# To do
Copy out each line in the material below that has the word "chart".

# Provided data
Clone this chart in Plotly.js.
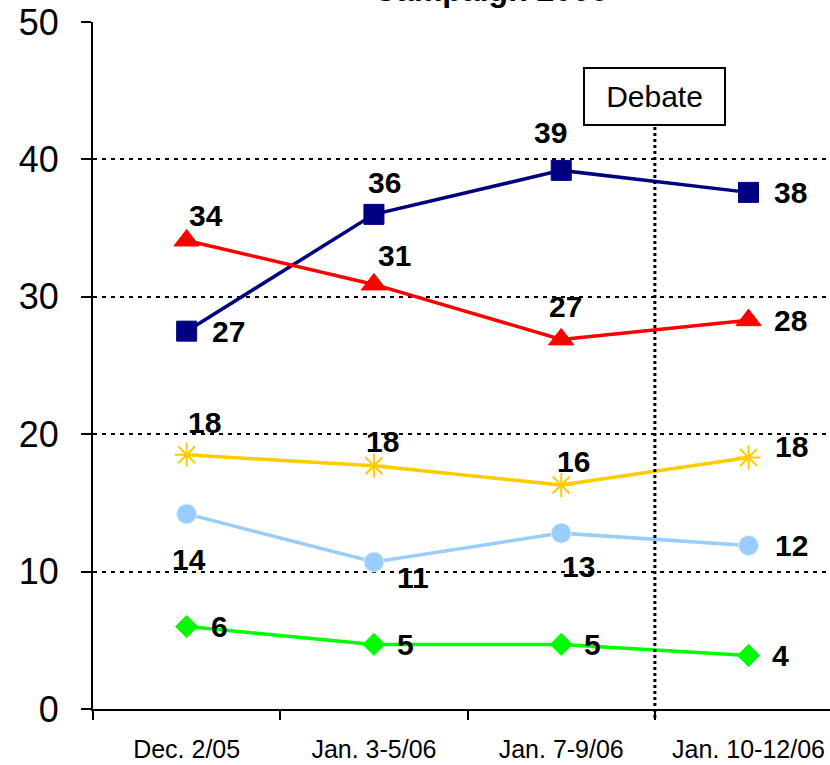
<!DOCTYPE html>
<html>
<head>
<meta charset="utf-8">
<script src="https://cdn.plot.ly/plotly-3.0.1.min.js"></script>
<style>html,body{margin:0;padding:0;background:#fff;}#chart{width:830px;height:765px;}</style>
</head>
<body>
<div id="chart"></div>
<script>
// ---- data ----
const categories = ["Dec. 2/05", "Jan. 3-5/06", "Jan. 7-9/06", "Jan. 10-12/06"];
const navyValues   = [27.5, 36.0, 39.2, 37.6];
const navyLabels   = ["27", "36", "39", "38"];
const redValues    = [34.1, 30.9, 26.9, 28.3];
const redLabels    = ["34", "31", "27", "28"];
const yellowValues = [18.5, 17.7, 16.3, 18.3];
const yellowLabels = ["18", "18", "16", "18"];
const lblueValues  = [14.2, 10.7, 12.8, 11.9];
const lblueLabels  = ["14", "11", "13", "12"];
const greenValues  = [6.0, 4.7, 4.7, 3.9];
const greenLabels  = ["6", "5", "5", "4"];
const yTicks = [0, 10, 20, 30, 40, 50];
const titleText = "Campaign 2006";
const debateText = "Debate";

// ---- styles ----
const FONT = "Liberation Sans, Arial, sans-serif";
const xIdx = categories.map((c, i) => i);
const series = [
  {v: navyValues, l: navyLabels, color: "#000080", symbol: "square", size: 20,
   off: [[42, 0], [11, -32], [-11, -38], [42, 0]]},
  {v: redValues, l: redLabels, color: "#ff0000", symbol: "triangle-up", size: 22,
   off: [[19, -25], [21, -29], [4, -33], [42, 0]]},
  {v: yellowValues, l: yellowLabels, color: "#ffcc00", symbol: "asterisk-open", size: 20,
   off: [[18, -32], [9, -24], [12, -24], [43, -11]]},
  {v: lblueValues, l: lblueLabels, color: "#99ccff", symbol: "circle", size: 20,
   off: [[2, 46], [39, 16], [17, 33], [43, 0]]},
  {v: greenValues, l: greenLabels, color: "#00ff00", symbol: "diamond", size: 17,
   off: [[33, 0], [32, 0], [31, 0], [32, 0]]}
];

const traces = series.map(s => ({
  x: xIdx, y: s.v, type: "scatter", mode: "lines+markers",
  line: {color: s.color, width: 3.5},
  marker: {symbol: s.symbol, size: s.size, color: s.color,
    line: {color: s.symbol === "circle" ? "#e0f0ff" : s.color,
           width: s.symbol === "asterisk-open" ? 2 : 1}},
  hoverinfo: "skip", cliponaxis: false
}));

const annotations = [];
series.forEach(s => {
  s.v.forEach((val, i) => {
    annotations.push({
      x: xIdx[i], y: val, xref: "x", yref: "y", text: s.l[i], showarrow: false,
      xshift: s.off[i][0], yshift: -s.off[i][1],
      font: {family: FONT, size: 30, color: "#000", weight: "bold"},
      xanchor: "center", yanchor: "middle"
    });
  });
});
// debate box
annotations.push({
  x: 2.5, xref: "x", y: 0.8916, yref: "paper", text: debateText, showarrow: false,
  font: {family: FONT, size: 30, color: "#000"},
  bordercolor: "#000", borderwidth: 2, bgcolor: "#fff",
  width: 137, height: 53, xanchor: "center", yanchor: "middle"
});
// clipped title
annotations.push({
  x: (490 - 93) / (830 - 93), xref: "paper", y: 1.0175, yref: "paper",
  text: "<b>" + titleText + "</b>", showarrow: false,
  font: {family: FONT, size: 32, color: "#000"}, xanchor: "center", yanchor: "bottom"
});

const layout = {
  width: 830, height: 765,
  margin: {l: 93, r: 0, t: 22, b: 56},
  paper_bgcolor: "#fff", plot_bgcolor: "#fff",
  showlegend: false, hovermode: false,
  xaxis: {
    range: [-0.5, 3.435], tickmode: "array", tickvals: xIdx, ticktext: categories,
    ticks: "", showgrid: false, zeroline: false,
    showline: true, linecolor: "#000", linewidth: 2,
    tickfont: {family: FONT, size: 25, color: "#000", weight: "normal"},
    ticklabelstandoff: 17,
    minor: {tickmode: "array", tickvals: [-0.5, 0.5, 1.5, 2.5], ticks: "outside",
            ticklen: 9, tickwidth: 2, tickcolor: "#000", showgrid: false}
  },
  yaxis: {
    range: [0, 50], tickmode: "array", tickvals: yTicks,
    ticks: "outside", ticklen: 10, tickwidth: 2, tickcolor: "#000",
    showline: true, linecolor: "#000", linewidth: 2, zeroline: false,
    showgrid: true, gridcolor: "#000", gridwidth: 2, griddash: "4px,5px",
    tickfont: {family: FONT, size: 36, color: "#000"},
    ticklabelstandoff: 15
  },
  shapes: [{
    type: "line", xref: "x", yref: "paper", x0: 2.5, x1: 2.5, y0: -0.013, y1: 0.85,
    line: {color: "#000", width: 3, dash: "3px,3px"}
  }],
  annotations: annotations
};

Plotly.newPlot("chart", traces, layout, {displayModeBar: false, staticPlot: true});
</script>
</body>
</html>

# Worked answer
Clone this chart in Plotly.js.
<style>html,body{margin:0;padding:0;background:#fff;}#chart{width:830px;height:765px;}</style>
<div id="chart"></div>
Plotly.newPlot("chart", traces, layout, {displayModeBar: false, staticPlot: true});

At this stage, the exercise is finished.